Now, we will determine the total number and percentage of invoices which are album purchases or not.

In [8]:
%%sql
SELECT
    CASE 
        WHEN (
                (
                    SELECT track_id
                    FROM invoice_line il1
                    WHERE il1.invoice_id = il.invoice_id
                    
                    EXCEPT
                    
                    SELECT track_id
                    FROM track t1
                    WHERE t1.album_id = t.album_id
                    
                ) IS NULL
                
                AND
            
                (
                    SELECT track_id
                    FROM track t1
                    WHERE t1.album_id = t.album_id
                    
                    EXCEPT
                    
                    SELECT track_id
                    FROM invoice_line il1
                    WHERE il1.invoice_id = il.invoice_id
                    
                ) IS NULL            
            
             ) THEN 'yes'
        ELSE 'no'
    END AS album_purchase,
    COUNT(DISTINCT il.invoice_id) number_of_invoices,
    ROUND(
        (
            CAST(COUNT(DISTINCT il.invoice_id) AS FLOAT) /
            (
                SELECT COUNT(*)
                FROM invoice
            )
        )
        * 100
        , 2) percentage_of_invoices
FROM invoice_line il
INNER JOIN track t ON il.track_id = t.track_id
GROUP BY album_purchase;

 * sqlite:///chinook.db
Done.


album_purchase,number_of_invoices,percentage_of_invoices
no,500,81.43
yes,114,18.57


The store should consider **retaining full album purchases** since they **contribute to almost 20% of total sales**.

---

## 4. Conclusion

a. Sales by Genre
- We will **select the Punk, Pop and Blues albums** as Hip Hop albums only contributes to 1.9% of all tracks sold in the USA.
- We also suggest to **collaborate with the record label on Rock albums**, since this genre is by far the most popular genre in the USA with over 50% of all tracks sold.

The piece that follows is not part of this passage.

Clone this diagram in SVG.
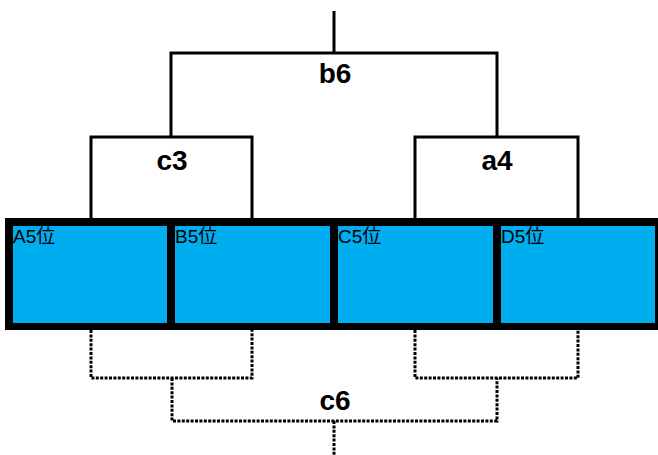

b. Sales by Store Employee
- The top employee (Jane Peacock) has about 25% more dollar sales than the last employee (Steve Johnson). 
- This may be attributed to the difference in working duration at the store, since **employees with higher sales were hired at an earlier date**.

c. Sales by Country
- There may be potential for further expansion in the **Czech Republic, Portugal and India** markets as these countries have the **highest average sales per customer**.
- However, it should be noted that the current trend is based on a **small sample size** of 2 existing customers in each of these countries. Therefore, a **slow expansion is recommended** to ascertain whether the average sales remains high for new customers.

d. Sales by Type of Purchase
- The store should consider **retaining full album purchases** since they **contribute to almost 20% of total sales**.